Only the lines from the start of the data below through the line that contains "(\u.center) circle[radius=\ro] circle[radius=\ri];" are to be copied, exactly and without pictures.
------
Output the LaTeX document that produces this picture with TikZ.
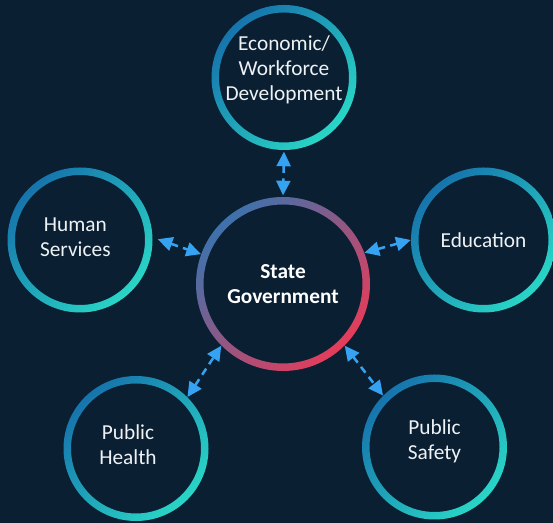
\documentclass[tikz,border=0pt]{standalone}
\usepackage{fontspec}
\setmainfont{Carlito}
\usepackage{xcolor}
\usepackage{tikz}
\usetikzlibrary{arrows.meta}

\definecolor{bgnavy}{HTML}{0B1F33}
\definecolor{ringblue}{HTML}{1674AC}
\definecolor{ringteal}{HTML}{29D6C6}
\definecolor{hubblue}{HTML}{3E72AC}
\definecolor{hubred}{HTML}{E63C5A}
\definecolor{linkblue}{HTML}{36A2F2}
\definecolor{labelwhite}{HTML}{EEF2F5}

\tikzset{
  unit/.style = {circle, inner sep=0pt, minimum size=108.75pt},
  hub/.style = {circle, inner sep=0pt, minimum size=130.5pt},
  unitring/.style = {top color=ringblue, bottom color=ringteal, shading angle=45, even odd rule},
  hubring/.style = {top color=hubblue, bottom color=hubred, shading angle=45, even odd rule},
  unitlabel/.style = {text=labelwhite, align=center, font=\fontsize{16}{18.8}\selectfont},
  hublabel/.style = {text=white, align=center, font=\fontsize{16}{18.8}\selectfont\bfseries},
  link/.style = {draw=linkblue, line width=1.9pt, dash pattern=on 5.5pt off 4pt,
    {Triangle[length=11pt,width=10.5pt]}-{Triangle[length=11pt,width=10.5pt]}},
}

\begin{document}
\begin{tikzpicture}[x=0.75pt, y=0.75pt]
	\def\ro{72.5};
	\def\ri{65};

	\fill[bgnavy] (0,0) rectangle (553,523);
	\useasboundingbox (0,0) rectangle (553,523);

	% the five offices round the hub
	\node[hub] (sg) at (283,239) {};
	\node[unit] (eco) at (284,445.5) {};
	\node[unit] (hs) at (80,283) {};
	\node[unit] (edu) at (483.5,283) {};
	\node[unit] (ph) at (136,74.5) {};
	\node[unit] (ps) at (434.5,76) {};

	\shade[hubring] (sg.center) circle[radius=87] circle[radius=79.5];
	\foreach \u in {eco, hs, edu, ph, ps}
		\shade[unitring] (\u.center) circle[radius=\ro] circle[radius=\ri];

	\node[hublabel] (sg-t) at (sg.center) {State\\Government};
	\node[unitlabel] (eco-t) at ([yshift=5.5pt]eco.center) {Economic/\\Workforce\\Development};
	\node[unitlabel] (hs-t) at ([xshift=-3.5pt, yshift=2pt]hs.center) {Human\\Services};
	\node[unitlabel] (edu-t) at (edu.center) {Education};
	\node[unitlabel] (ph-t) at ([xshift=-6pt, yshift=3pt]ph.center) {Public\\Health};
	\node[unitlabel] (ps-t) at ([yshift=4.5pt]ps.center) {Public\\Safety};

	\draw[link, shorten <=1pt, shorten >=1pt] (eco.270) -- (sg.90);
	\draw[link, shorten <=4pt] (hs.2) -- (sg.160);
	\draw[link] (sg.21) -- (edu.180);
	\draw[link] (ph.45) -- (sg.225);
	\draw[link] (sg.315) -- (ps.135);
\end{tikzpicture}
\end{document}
------
## [Output for this task]
Output the LaTeX document that produces this picture with TikZ.
\documentclass[tikz,border=0pt]{standalone}
\usepackage{fontspec}
\setmainfont{Carlito}
\usepackage{xcolor}
\usepackage{tikz}
\usetikzlibrary{arrows.meta}

\definecolor{bgnavy}{HTML}{0B1F33}
\definecolor{ringblue}{HTML}{1674AC}
\definecolor{ringteal}{HTML}{29D6C6}
\definecolor{hubblue}{HTML}{3E72AC}
\definecolor{hubred}{HTML}{E63C5A}
\definecolor{linkblue}{HTML}{36A2F2}
\definecolor{labelwhite}{HTML}{EEF2F5}

\tikzset{
  unit/.style = {circle, inner sep=0pt, minimum size=108.75pt},
  hub/.style = {circle, inner sep=0pt, minimum size=130.5pt},
  unitring/.style = {top color=ringblue, bottom color=ringteal, shading angle=45, even odd rule},
  hubring/.style = {top color=hubblue, bottom color=hubred, shading angle=45, even odd rule},
  unitlabel/.style = {text=labelwhite, align=center, font=\fontsize{16}{18.8}\selectfont},
  hublabel/.style = {text=white, align=center, font=\fontsize{16}{18.8}\selectfont\bfseries},
  link/.style = {draw=linkblue, line width=1.9pt, dash pattern=on 5.5pt off 4pt,
    {Triangle[length=11pt,width=10.5pt]}-{Triangle[length=11pt,width=10.5pt]}},
}

\begin{document}
\begin{tikzpicture}[x=0.75pt, y=0.75pt]
	\def\ro{72.5};
	\def\ri{65};

	\fill[bgnavy] (0,0) rectangle (553,523);
	\useasboundingbox (0,0) rectangle (553,523);

	% the five offices round the hub
	\node[hub] (sg) at (283,239) {};
	\node[unit] (eco) at (284,445.5) {};
	\node[unit] (hs) at (80,283) {};
	\node[unit] (edu) at (483.5,283) {};
	\node[unit] (ph) at (136,74.5) {};
	\node[unit] (ps) at (434.5,76) {};

	\shade[hubring] (sg.center) circle[radius=87] circle[radius=79.5];
	\foreach \u in {eco, hs, edu, ph, ps}
		\shade[unitring] (\u.center) circle[radius=\ro] circle[radius=\ri];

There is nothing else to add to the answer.